2 Sanskrit Poetry
Sanskrit is a language from the Indian sub-continent, spoken for over 3500 years, and is the language of many of the main texts of Hinduism and Buddhism. Roughly 2500 years ago, one of the main branches of Sanskrit poetry (Chandras, or Vedic Sanskrit) used lines of poetry with a fixed syllable length.
Sanskrit, however, has two different “lengths” of syllables; one short and one long (twice as long as a short syllable). So, if you had a 5-syllable length phrase, it could be composed of these syllables 8 ways:
• short-short-short-short-short • short-short-short-long
• short-short-long-short
• short-long-short-short
• long-short-short-short • long-long-short
• long-short-long
• short-long-long
2.1. Make a table of the number of ways to compose line lengths from 2 to 7.
2.2. One of the most frequent line lengths was an 8-syllable length.
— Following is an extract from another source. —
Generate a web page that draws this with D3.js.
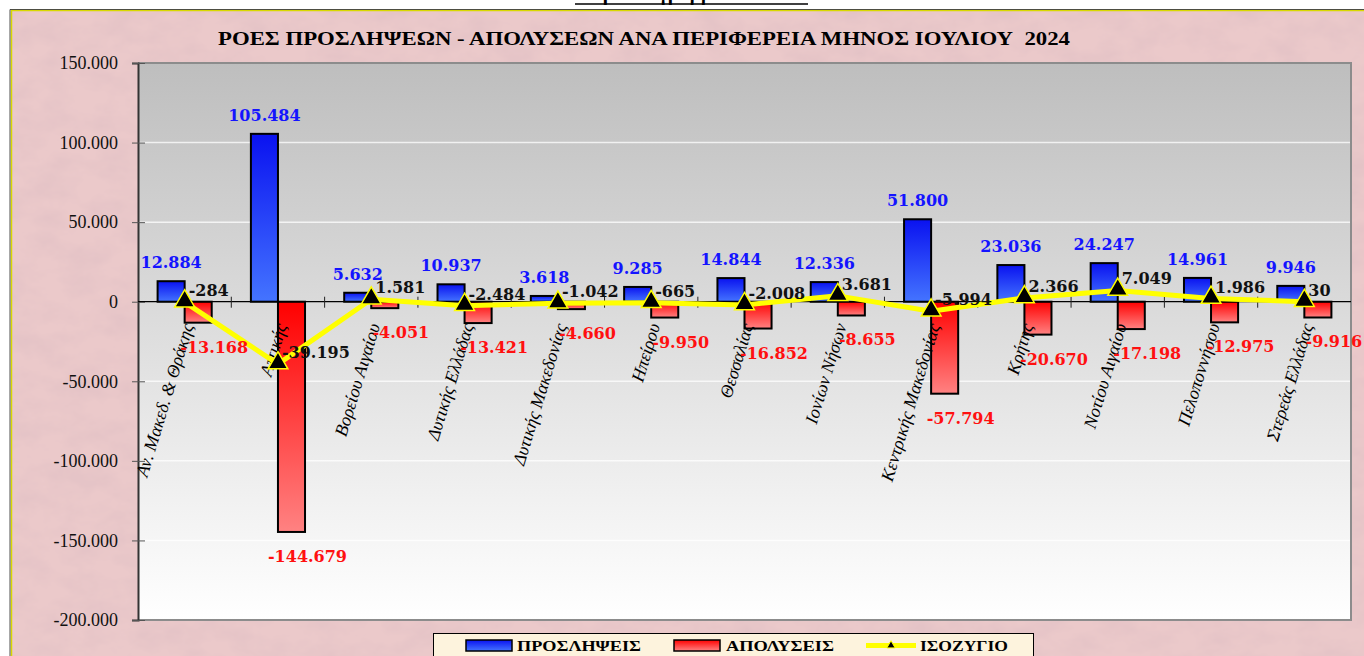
<!DOCTYPE html>
<html>
<head>
<meta charset="utf-8">
<script src="https://cdn.jsdelivr.net/npm/d3@7/dist/d3.min.js"></script>
<style>
  body { margin: 0; background: #fff; }
  svg { display: block; }
</style>
</head>
<body>
<div id="chart"></div>
<script>
var categories = ["Αν. Μακεδ. & Θράκης", "Αττικής", "Βορείου Αιγαίου", "Δυτικής Ελλάδας",
                  "Δυτικής Μακεδονίας", "Ηπείρου", "Θεσσαλίας", "Ιονίων Νήσων",
                  "Κεντρικής Μακεδονίας", "Κρήτης", "Νοτίου Αιγαίου", "Πελοποννήσου", "Στερεάς Ελλάδας"];

var hires = [12884, 105484, 5632, 10937, 3618, 9285, 14844, 12336, 51800, 23036, 24247, 14961, 9946];
var fires = [-13168, -144679, -4051, -13421, -4660, -9950, -16852, -8655, -57794, -20670, -17198, -12975, -9916];
var balance = [-284, -39195, 1581, -2484, -1042, -665, -2008, 3681, -5994, 2366, 7049, 1986, 30];

var yTicks = [150000, 100000, 50000, 0, -50000, -100000, -150000, -200000];

var seriesNames = ["ΠΡΟΣΛΗΨΕΙΣ", "ΑΠΟΛΥΣΕΙΣ", "ΙΣΟΖΥΓΙΟ"];
var title = "ΡΟΕΣ ΠΡΟΣΛΗΨΕΩΝ - ΑΠΟΛΥΣΕΩΝ ΑΝΑ ΠΕΡΙΦΕΡΕΙΑ ΜΗΝΟΣ ΙΟΥΛΙΟΥ  2024";

var W = 1364, H = 656;
var plot = {left: 138, right: 1351, top: 63, bottom: 620};
var serif = "'Liberation Serif', 'Times New Roman', Times, serif";

var locale = d3.formatLocale({decimal: ",", thousands: ".", grouping: [3], currency: ["", "€"], minus: "-"});
var fmt = locale.format(",d");

var svg = d3.select("#chart").append("svg")
  .attr("width", W).attr("height", H);

var defs = svg.append("defs");

// marble texture for the pink frame
var marble = defs.append("filter").attr("id", "marble")
  .attr("x", 0).attr("y", 0).attr("width", "100%").attr("height", "100%");
marble.append("feTurbulence")
  .attr("type", "fractalNoise")
  .attr("baseFrequency", "0.03 0.045")
  .attr("numOctaves", 4)
  .attr("seed", 11);
marble.append("feColorMatrix")
  .attr("type", "matrix")
  .attr("values", "0 0 0 0 0.74  0 0 0 0 0.52  0 0 0 0 0.55  1.1 0 0 0 -0.38");

var plotGrad = defs.append("linearGradient").attr("id", "plotGrad")
  .attr("x1", 0).attr("y1", 0).attr("x2", 0).attr("y2", 1);
plotGrad.append("stop").attr("offset", "0%").attr("stop-color", "#bebebe");
plotGrad.append("stop").attr("offset", "100%").attr("stop-color", "#ffffff");

var blueGrad = defs.append("linearGradient").attr("id", "blueGrad")
  .attr("x1", 0).attr("y1", 0).attr("x2", 0).attr("y2", 1);
blueGrad.append("stop").attr("offset", "0%").attr("stop-color", "#0a12f0");
blueGrad.append("stop").attr("offset", "100%").attr("stop-color", "#4474ff");

var redGrad = defs.append("linearGradient").attr("id", "redGrad")
  .attr("x1", 0).attr("y1", 0).attr("x2", 0).attr("y2", 1);
redGrad.append("stop").attr("offset", "0%").attr("stop-color", "#ff0000");
redGrad.append("stop").attr("offset", "100%").attr("stop-color", "#ff8282");

// page scrap above the frame
svg.append("text")
  .attr("x", 575).attr("y", 0)
  .attr("font-family", serif).attr("font-weight", "bold").attr("font-size", 20)
  .text("Σειρά Διαγραμμάτων ΣΤ");
svg.append("line")
  .attr("x1", 575).attr("x2", 808).attr("y1", 4).attr("y2", 4)
  .attr("stroke", "#000").attr("stroke-width", 1.5);

// frame
svg.append("rect")
  .attr("x", 11).attr("y", 11).attr("width", W - 11).attr("height", H - 11)
  .attr("fill", "#ebc9ca");
svg.append("rect")
  .attr("x", 11).attr("y", 11).attr("width", W - 11).attr("height", H - 11)
  .attr("filter", "url(#marble)");
svg.append("path")
  .attr("d", "M11.5," + H + "V10.5H" + W)
  .attr("fill", "none").attr("stroke", "#d8d800").attr("stroke-width", 1.5);
svg.append("path")
  .attr("d", "M10," + H + "V9.5H" + W)
  .attr("fill", "none").attr("stroke", "#222").attr("stroke-width", 0.8);

svg.append("text")
  .attr("x", 644).attr("y", 45)
  .attr("text-anchor", "middle")
  .attr("font-family", serif).attr("font-weight", "bold").attr("font-size", 18)
  .attr("textLength", 852).attr("lengthAdjust", "spacingAndGlyphs")
  .attr("xml:space", "preserve")
  .text(title);

var x = d3.scaleBand().domain(categories)
  .range([plot.left, plot.right])
  .paddingInner(0.42).paddingOuter(0.21);
var xs = d3.scaleBand().domain([0, 1]).range([0, x.bandwidth()]);
var y = d3.scaleLinear().domain([-200000, 150000]).range([plot.bottom, plot.top]);

var cx = function(i){ return x(categories[i]) + x.bandwidth() / 2; };

// plot area
svg.append("rect")
  .attr("x", plot.left).attr("y", plot.top)
  .attr("width", plot.right - plot.left).attr("height", plot.bottom - plot.top)
  .attr("fill", "url(#plotGrad)");

svg.append("g").selectAll("line")
  .data(yTicks.filter(function(d){ return d != 150000 && d != -200000 && d != 0; }))
  .enter().append("line")
    .attr("x1", plot.left).attr("x2", plot.right)
    .attr("y1", function(d){ return y(d); }).attr("y2", function(d){ return y(d); })
    .attr("stroke", "#ffffff").attr("stroke-opacity", 0.75).attr("stroke-width", 1.5);

svg.append("path")
  .attr("d", "M" + plot.left + "," + plot.top + "H" + plot.right + "V" + plot.bottom + "H" + plot.left)
  .attr("fill", "none").attr("stroke", "#8c8c8c").attr("stroke-width", 2);

// y axis
var yAxis = svg.append("g")
  .attr("transform", "translate(" + plot.left + ",0)")
  .call(d3.axisLeft(y).tickValues(yTicks).tickFormat(fmt).tickSize(6).tickPadding(14));
yAxis.select(".domain").attr("stroke", "#333").attr("stroke-width", 2);
yAxis.selectAll(".tick line").attr("stroke", "#555").attr("x2", 7).attr("x1", -6);
yAxis.selectAll(".tick text")
  .attr("font-family", serif).attr("font-size", 18).attr("fill", "#111")
  .attr("dy", "0.32em");

// bars
var bars = svg.append("g");
bars.selectAll("rect.hire")
  .data(hires).enter().append("rect")
    .attr("class", "hire")
    .attr("x", function(d, i){ return x(categories[i]) + xs(0); })
    .attr("width", xs.bandwidth())
    .attr("y", function(d){ return y(Math.max(0, d)); })
    .attr("height", function(d){ return Math.abs(y(d) - y(0)); })
    .attr("fill", "url(#blueGrad)").attr("stroke", "#000").attr("stroke-width", 2);
bars.selectAll("rect.fire")
  .data(fires).enter().append("rect")
    .attr("class", "fire")
    .attr("x", function(d, i){ return x(categories[i]) + xs(1); })
    .attr("width", xs.bandwidth())
    .attr("y", function(d){ return y(Math.max(0, d)); })
    .attr("height", function(d){ return Math.abs(y(d) - y(0)); })
    .attr("fill", "url(#redGrad)").attr("stroke", "#000").attr("stroke-width", 2);

// category axis at zero
svg.append("line")
  .attr("x1", plot.left).attr("x2", plot.right)
  .attr("y1", y(0)).attr("y2", y(0))
  .attr("stroke", "#000").attr("stroke-width", 1.2);
svg.append("g").selectAll("line")
  .data(categories.slice(1)).enter().append("line")
    .attr("x1", function(d){ return x(d) - x.step() * 0.21; })
    .attr("x2", function(d){ return x(d) - x.step() * 0.21; })
    .attr("y1", y(0) - 5).attr("y2", y(0) + 6)
    .attr("stroke", "#222").attr("stroke-width", 1);

svg.append("g").selectAll("text")
  .data(categories).enter().append("text")
    .attr("transform", function(d, i){ return "translate(" + (cx(i) + 9) + "," + (y(0) + 24) + ") rotate(-73)"; })
    .attr("text-anchor", "end")
    .attr("font-family", serif).attr("font-style", "italic").attr("font-size", 18)
    .attr("fill", "#000")
    .text(function(d){ return d; });

// balance line
var line = d3.line()
  .x(function(d, i){ return cx(i); })
  .y(function(d){ return y(d); });
svg.append("path")
  .datum(balance)
  .attr("d", line)
  .attr("fill", "none").attr("stroke", "#ffff00").attr("stroke-width", 5)
  .attr("stroke-linejoin", "round");

var tri = d3.symbol().type(d3.symbolTriangle).size(170);
svg.append("g").selectAll("path")
  .data(balance).enter().append("path")
    .attr("d", tri)
    .attr("transform", function(d, i){ return "translate(" + cx(i) + "," + (y(d) - 1) + ")"; })
    .attr("fill", "#000").attr("stroke", "#ffff00").attr("stroke-width", 1.5);

// data labels
var labelFont = "DejaVu Serif";
svg.append("g").selectAll("text")
  .data(hires).enter().append("text")
    .attr("x", function(d, i){ return x(categories[i]) + xs(0) + xs.bandwidth() / 2; })
    .attr("y", function(d){ return y(d) - 13; })
    .attr("text-anchor", "middle")
    .attr("font-family", labelFont).attr("font-weight", "bold").attr("font-size", 16)
    .attr("fill", "#1414ff")
    .text(fmt);

svg.append("g").selectAll("text")
  .data(fires).enter().append("text")
    .attr("x", function(d, i){ return x(categories[i]) + xs(1) + xs.bandwidth() / 2 + 16; })
    .attr("y", function(d){ return y(d) + 30; })
    .attr("text-anchor", "middle")
    .attr("font-family", labelFont).attr("font-weight", "bold").attr("font-size", 16)
    .attr("fill", "#ff1010")
    .text(fmt);

svg.append("g").selectAll("text")
  .data(balance).enter().append("text")
    .attr("x", function(d, i){ return cx(i) + 4; })
    .attr("y", function(d){ return y(d) - 6; })
    .attr("text-anchor", "start")
    .attr("font-family", labelFont).attr("font-weight", "bold").attr("font-size", 16)
    .attr("fill", "#111")
    .text(fmt);

// legend
var legend = svg.append("g");
legend.append("rect")
  .attr("x", 433.5).attr("y", 633.5).attr("width", 600).attr("height", 40)
  .attr("fill", "#fdf3dd").attr("stroke", "#000").attr("stroke-width", 1);

var legendX = [466, 674, 866];
var legendTextX = [517, 726, 920];
var legendTextW = [124, 108, 88];
legend.append("rect")
  .attr("x", legendX[0]).attr("y", 640).attr("width", 46).attr("height", 11)
  .attr("fill", "url(#blueGrad)").attr("stroke", "#000").attr("stroke-width", 1.5);
legend.append("rect")
  .attr("x", legendX[1]).attr("y", 640).attr("width", 46).attr("height", 11)
  .attr("fill", "url(#redGrad)").attr("stroke", "#000").attr("stroke-width", 1.5);
legend.append("line")
  .attr("x1", legendX[2]).attr("x2", legendX[2] + 50).attr("y1", 645.5).attr("y2", 645.5)
  .attr("stroke", "#ffff00").attr("stroke-width", 5);
legend.append("path")
  .attr("d", d3.symbol().type(d3.symbolTriangle).size(30))
  .attr("transform", "translate(" + (legendX[2] + 25) + ",645.5)")
  .attr("fill", "#000").attr("stroke", "#ffff00").attr("stroke-width", 1);

legend.selectAll("text.lbl")
  .data(seriesNames).enter().append("text")
    .attr("class", "lbl")
    .attr("x", function(d, i){ return legendTextX[i]; })
    .attr("y", 651)
    .attr("font-family", serif).attr("font-weight", "bold").attr("font-size", 15)
    .attr("textLength", function(d, i){ return legendTextW[i]; })
    .attr("lengthAdjust", "spacingAndGlyphs")
    .attr("fill", "#000")
    .text(function(d){ return d; });
</script>
</body>
</html>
List all ways to combine short and long syllable to get an 8-syllable length. (Note that one way would be long-long-long-long. Your answer should be between 30 and 40.)
2.3. Do you see a pattern in your values from 2.1 and 2.2? Make a conjecture about how the pattern will continue.
2.4. The other two frequent line lengths in Sanskrit poetry are 11 syllables and 12 syllables. Use your conjecture from 2.3 to predict how many ways there are to construct lines of 11 and 12 syllables.